■ Stored data entries

>> Start

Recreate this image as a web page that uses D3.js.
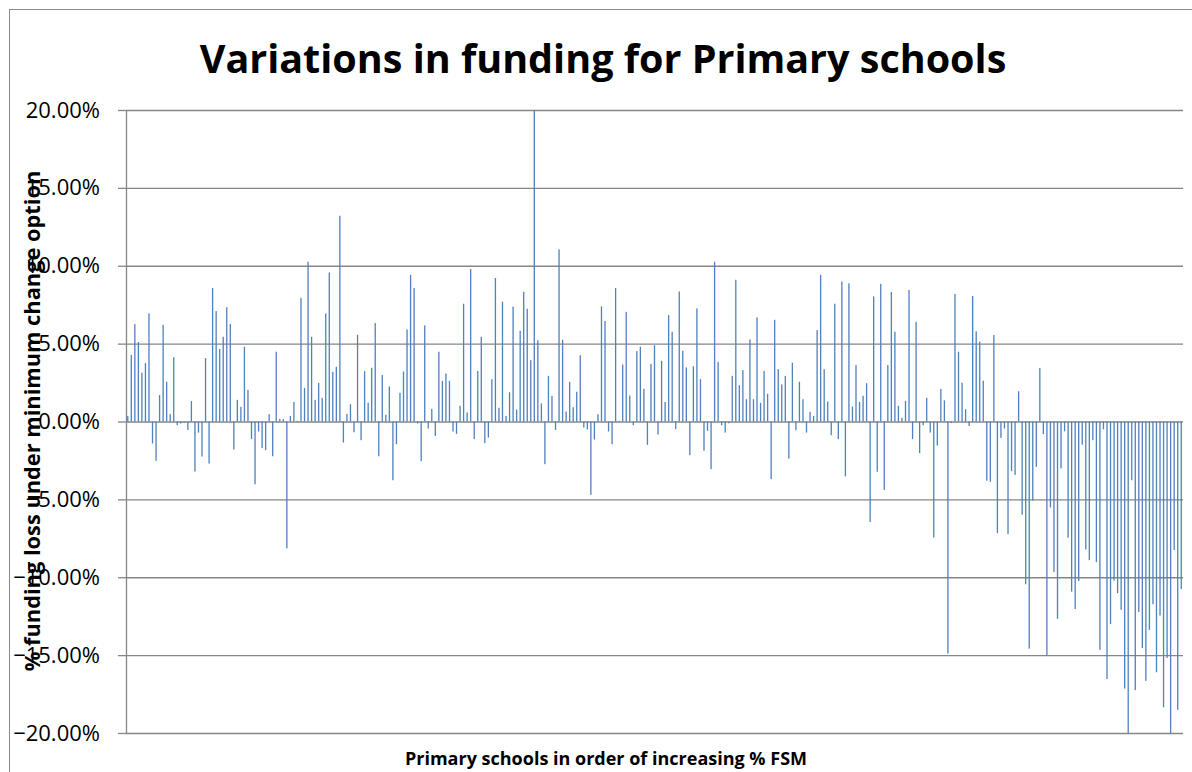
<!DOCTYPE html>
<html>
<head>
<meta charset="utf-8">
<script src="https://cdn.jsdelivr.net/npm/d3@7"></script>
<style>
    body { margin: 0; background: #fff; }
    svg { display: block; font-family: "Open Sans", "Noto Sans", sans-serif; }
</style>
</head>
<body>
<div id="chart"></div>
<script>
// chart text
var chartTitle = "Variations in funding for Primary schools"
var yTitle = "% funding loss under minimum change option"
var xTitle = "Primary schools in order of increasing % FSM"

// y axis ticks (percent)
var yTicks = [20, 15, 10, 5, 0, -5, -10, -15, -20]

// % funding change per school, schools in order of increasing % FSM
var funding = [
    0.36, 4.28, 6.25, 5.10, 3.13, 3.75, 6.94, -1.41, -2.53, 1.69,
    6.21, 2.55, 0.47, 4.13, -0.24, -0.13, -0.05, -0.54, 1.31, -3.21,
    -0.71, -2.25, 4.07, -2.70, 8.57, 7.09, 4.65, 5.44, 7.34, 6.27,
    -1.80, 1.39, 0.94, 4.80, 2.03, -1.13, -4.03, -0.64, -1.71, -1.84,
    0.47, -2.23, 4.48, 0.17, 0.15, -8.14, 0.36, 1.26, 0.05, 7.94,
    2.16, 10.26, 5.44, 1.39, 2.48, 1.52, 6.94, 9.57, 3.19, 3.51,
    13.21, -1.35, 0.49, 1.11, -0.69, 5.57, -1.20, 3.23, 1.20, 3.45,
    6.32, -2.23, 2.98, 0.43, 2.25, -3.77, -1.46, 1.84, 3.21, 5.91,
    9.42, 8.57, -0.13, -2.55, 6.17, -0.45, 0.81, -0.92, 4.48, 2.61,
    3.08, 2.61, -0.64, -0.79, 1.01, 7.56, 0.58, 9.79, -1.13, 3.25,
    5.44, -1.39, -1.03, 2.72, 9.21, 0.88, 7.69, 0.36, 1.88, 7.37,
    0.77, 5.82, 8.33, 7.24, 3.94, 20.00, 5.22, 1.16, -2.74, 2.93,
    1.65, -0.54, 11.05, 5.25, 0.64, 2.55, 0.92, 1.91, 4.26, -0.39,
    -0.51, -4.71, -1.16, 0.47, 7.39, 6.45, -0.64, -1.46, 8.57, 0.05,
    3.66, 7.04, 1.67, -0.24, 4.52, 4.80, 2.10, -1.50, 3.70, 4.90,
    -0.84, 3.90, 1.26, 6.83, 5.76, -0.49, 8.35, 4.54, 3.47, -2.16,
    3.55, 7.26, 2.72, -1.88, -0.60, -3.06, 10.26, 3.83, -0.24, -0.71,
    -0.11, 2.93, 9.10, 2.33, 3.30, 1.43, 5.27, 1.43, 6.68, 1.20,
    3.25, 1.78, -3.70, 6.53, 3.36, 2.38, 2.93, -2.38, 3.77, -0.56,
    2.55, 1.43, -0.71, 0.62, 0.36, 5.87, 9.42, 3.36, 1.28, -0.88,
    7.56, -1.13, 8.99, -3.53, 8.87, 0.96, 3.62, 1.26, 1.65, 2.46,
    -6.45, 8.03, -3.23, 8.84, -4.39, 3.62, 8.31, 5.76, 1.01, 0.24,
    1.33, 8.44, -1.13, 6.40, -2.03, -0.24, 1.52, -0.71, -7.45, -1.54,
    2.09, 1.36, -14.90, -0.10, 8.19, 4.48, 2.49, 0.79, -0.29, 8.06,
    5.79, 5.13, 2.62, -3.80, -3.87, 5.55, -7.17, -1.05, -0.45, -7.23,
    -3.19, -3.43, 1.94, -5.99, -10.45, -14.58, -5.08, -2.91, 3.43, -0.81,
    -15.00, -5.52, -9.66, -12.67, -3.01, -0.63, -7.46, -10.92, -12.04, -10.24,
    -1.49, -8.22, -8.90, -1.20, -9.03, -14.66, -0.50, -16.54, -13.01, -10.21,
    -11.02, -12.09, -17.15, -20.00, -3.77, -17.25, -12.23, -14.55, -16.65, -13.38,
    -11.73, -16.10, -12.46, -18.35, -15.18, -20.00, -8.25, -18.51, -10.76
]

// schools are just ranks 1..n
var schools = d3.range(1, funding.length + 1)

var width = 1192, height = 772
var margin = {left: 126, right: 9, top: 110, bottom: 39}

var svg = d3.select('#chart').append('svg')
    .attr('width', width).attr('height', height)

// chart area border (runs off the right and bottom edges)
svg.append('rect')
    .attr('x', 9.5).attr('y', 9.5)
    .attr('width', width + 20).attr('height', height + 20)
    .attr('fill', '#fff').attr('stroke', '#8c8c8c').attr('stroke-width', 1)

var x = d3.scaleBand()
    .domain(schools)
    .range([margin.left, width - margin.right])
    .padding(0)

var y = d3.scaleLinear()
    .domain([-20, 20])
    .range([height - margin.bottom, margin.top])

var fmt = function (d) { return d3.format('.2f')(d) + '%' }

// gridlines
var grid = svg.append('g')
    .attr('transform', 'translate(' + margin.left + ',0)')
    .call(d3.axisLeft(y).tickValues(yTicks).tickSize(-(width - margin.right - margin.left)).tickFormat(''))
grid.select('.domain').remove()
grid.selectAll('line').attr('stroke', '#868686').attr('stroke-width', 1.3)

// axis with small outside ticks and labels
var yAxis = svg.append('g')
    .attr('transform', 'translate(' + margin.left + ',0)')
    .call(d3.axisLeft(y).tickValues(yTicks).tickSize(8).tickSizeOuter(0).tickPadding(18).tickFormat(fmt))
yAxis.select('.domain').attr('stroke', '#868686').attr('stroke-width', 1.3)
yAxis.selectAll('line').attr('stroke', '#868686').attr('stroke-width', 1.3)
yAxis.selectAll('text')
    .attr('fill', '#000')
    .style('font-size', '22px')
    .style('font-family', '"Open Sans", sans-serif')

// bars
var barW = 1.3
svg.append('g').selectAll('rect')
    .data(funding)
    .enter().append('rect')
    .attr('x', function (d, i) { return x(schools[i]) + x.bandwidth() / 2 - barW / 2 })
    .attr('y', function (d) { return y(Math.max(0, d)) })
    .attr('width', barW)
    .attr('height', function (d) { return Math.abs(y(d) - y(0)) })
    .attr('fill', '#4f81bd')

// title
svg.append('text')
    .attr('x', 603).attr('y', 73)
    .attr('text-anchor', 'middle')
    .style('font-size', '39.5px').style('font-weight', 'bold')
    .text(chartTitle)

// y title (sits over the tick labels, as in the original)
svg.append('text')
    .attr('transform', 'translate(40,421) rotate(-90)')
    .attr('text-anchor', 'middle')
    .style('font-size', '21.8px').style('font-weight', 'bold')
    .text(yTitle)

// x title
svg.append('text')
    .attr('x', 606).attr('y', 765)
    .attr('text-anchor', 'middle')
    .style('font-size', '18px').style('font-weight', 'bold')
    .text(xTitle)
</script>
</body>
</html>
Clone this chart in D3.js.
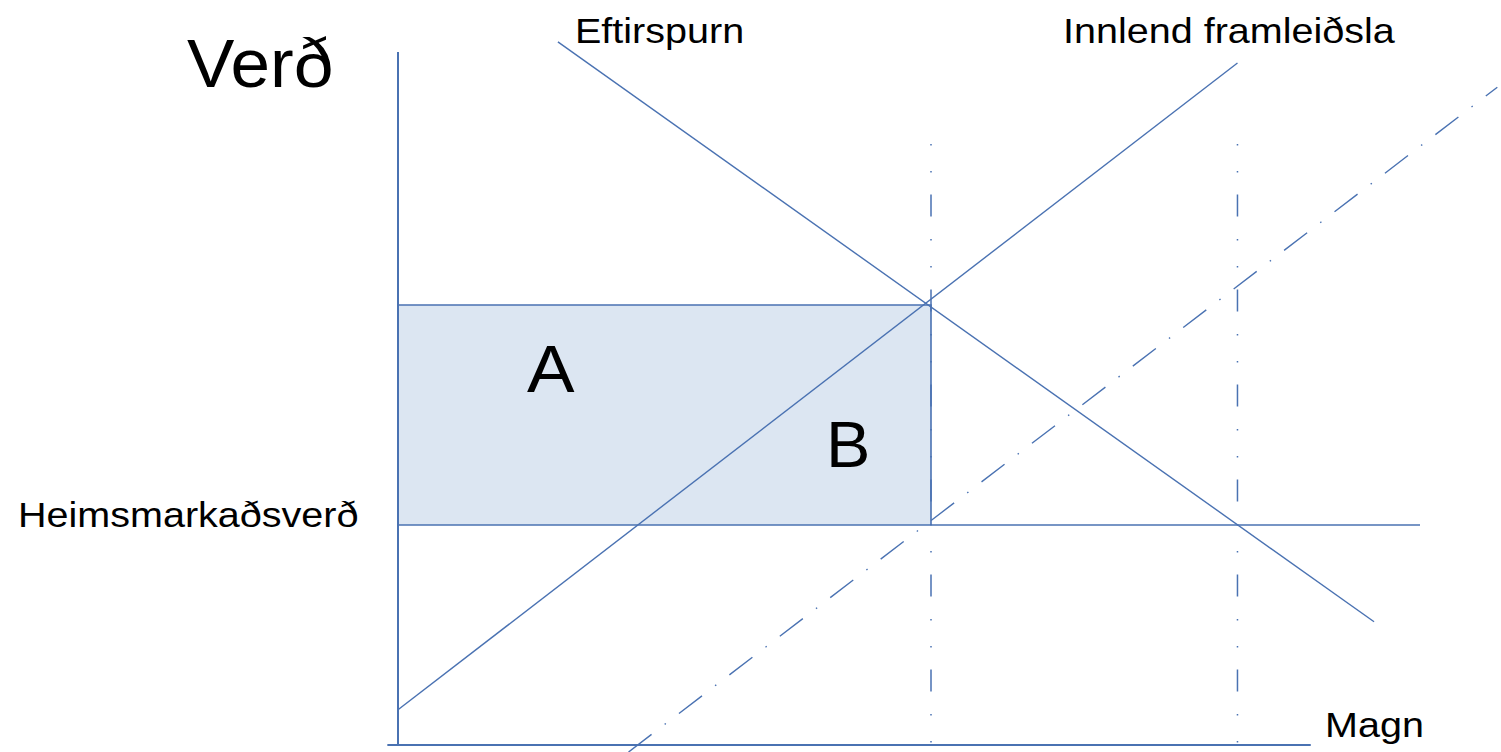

>> End

■ Stated task
Pictures in the records should not appear in your copy, but everything else must be transcribed exactly.

■ Expected answer
Recreate this image as a web page that uses D3.js.
<!DOCTYPE html>
<html>
<head>
<meta charset="utf-8">
<script src="https://cdn.jsdelivr.net/npm/d3@7"></script>
<style>
    body { margin: 0; background: #fff; }
    svg { display: block; font-family: "Open Sans", "Noto Sans", sans-serif; }
</style>
</head>
<body>
<div id="chart"></div>
<script>
// chart text
var chartTitle = "Variations in funding for Primary schools"
var yTitle = "% funding loss under minimum change option"
var xTitle = "Primary schools in order of increasing % FSM"

// y axis ticks (percent)
var yTicks = [20, 15, 10, 5, 0, -5, -10, -15, -20]

// % funding change per school, schools in order of increasing % FSM
var funding = [
    0.36, 4.28, 6.25, 5.10, 3.13, 3.75, 6.94, -1.41, -2.53, 1.69,
    6.21, 2.55, 0.47, 4.13, -0.24, -0.13, -0.05, -0.54, 1.31, -3.21,
    -0.71, -2.25, 4.07, -2.70, 8.57, 7.09, 4.65, 5.44, 7.34, 6.27,
    -1.80, 1.39, 0.94, 4.80, 2.03, -1.13, -4.03, -0.64, -1.71, -1.84,
    0.47, -2.23, 4.48, 0.17, 0.15, -8.14, 0.36, 1.26, 0.05, 7.94,
    2.16, 10.26, 5.44, 1.39, 2.48, 1.52, 6.94, 9.57, 3.19, 3.51,
    13.21, -1.35, 0.49, 1.11, -0.69, 5.57, -1.20, 3.23, 1.20, 3.45,
    6.32, -2.23, 2.98, 0.43, 2.25, -3.77, -1.46, 1.84, 3.21, 5.91,
    9.42, 8.57, -0.13, -2.55, 6.17, -0.45, 0.81, -0.92, 4.48, 2.61,
    3.08, 2.61, -0.64, -0.79, 1.01, 7.56, 0.58, 9.79, -1.13, 3.25,
    5.44, -1.39, -1.03, 2.72, 9.21, 0.88, 7.69, 0.36, 1.88, 7.37,
    0.77, 5.82, 8.33, 7.24, 3.94, 20.00, 5.22, 1.16, -2.74, 2.93,
    1.65, -0.54, 11.05, 5.25, 0.64, 2.55, 0.92, 1.91, 4.26, -0.39,
    -0.51, -4.71, -1.16, 0.47, 7.39, 6.45, -0.64, -1.46, 8.57, 0.05,
    3.66, 7.04, 1.67, -0.24, 4.52, 4.80, 2.10, -1.50, 3.70, 4.90,
    -0.84, 3.90, 1.26, 6.83, 5.76, -0.49, 8.35, 4.54, 3.47, -2.16,
    3.55, 7.26, 2.72, -1.88, -0.60, -3.06, 10.26, 3.83, -0.24, -0.71,
    -0.11, 2.93, 9.10, 2.33, 3.30, 1.43, 5.27, 1.43, 6.68, 1.20,
    3.25, 1.78, -3.70, 6.53, 3.36, 2.38, 2.93, -2.38, 3.77, -0.56,
    2.55, 1.43, -0.71, 0.62, 0.36, 5.87, 9.42, 3.36, 1.28, -0.88,
    7.56, -1.13, 8.99, -3.53, 8.87, 0.96, 3.62, 1.26, 1.65, 2.46,
    -6.45, 8.03, -3.23, 8.84, -4.39, 3.62, 8.31, 5.76, 1.01, 0.24,
    1.33, 8.44, -1.13, 6.40, -2.03, -0.24, 1.52, -0.71, -7.45, -1.54,
    2.09, 1.36, -14.90, -0.10, 8.19, 4.48, 2.49, 0.79, -0.29, 8.06,
    5.79, 5.13, 2.62, -3.80, -3.87, 5.55, -7.17, -1.05, -0.45, -7.23,
    -3.19, -3.43, 1.94, -5.99, -10.45, -14.58, -5.08, -2.91, 3.43, -0.81,
    -15.00, -5.52, -9.66, -12.67, -3.01, -0.63, -7.46, -10.92, -12.04, -10.24,
    -1.49, -8.22, -8.90, -1.20, -9.03, -14.66, -0.50, -16.54, -13.01, -10.21,
    -11.02, -12.09, -17.15, -20.00, -3.77, -17.25, -12.23, -14.55, -16.65, -13.38,
    -11.73, -16.10, -12.46, -18.35, -15.18, -20.00, -8.25, -18.51, -10.76
]

// schools are just ranks 1..n
var schools = d3.range(1, funding.length + 1)

var width = 1192, height = 772
var margin = {left: 126, right: 9, top: 110, bottom: 39}

var svg = d3.select('#chart').append('svg')
    .attr('width', width).attr('height', height)

// chart area border (runs off the right and bottom edges)
svg.append('rect')
    .attr('x', 9.5).attr('y', 9.5)
    .attr('width', width + 20).attr('height', height + 20)
    .attr('fill', '#fff').attr('stroke', '#8c8c8c').attr('stroke-width', 1)

var x = d3.scaleBand()
    .domain(schools)
    .range([margin.left, width - margin.right])
    .padding(0)

var y = d3.scaleLinear()
    .domain([-20, 20])
    .range([height - margin.bottom, margin.top])

var fmt = function (d) { return d3.format('.2f')(d) + '%' }

// gridlines
var grid = svg.append('g')
    .attr('transform', 'translate(' + margin.left + ',0)')
    .call(d3.axisLeft(y).tickValues(yTicks).tickSize(-(width - margin.right - margin.left)).tickFormat(''))
grid.select('.domain').remove()
grid.selectAll('line').attr('stroke', '#868686').attr('stroke-width', 1.3)

// axis with small outside ticks and labels
var yAxis = svg.append('g')
    .attr('transform', 'translate(' + margin.left + ',0)')
    .call(d3.axisLeft(y).tickValues(yTicks).tickSize(8).tickSizeOuter(0).tickPadding(18).tickFormat(fmt))
yAxis.select('.domain').attr('stroke', '#868686').attr('stroke-width', 1.3)
yAxis.selectAll('line').attr('stroke', '#868686').attr('stroke-width', 1.3)
yAxis.selectAll('text')
    .attr('fill', '#000')
    .style('font-size', '22px')
    .style('font-family', '"Open Sans", sans-serif')

// bars
var barW = 1.3
svg.append('g').selectAll('rect')
    .data(funding)
    .enter().append('rect')
    .attr('x', function (d, i) { return x(schools[i]) + x.bandwidth() / 2 - barW / 2 })
    .attr('y', function (d) { return y(Math.max(0, d)) })
    .attr('width', barW)
    .attr('height', function (d) { return Math.abs(y(d) - y(0)) })
    .attr('fill', '#4f81bd')

// title
svg.append('text')
    .attr('x', 603).attr('y', 73)
    .attr('text-anchor', 'middle')
    .style('font-size', '39.5px').style('font-weight', 'bold')
    .text(chartTitle)

// y title (sits over the tick labels, as in the original)
svg.append('text')
    .attr('transform', 'translate(40,421) rotate(-90)')
    .attr('text-anchor', 'middle')
    .style('font-size', '21.8px').style('font-weight', 'bold')
    .text(yTitle)

// x title
svg.append('text')
    .attr('x', 606).attr('y', 765)
    .attr('text-anchor', 'middle')
    .style('font-size', '18px').style('font-weight', 'bold')
    .text(xTitle)
</script>
</body>
</html>
Clone this chart in D3.js.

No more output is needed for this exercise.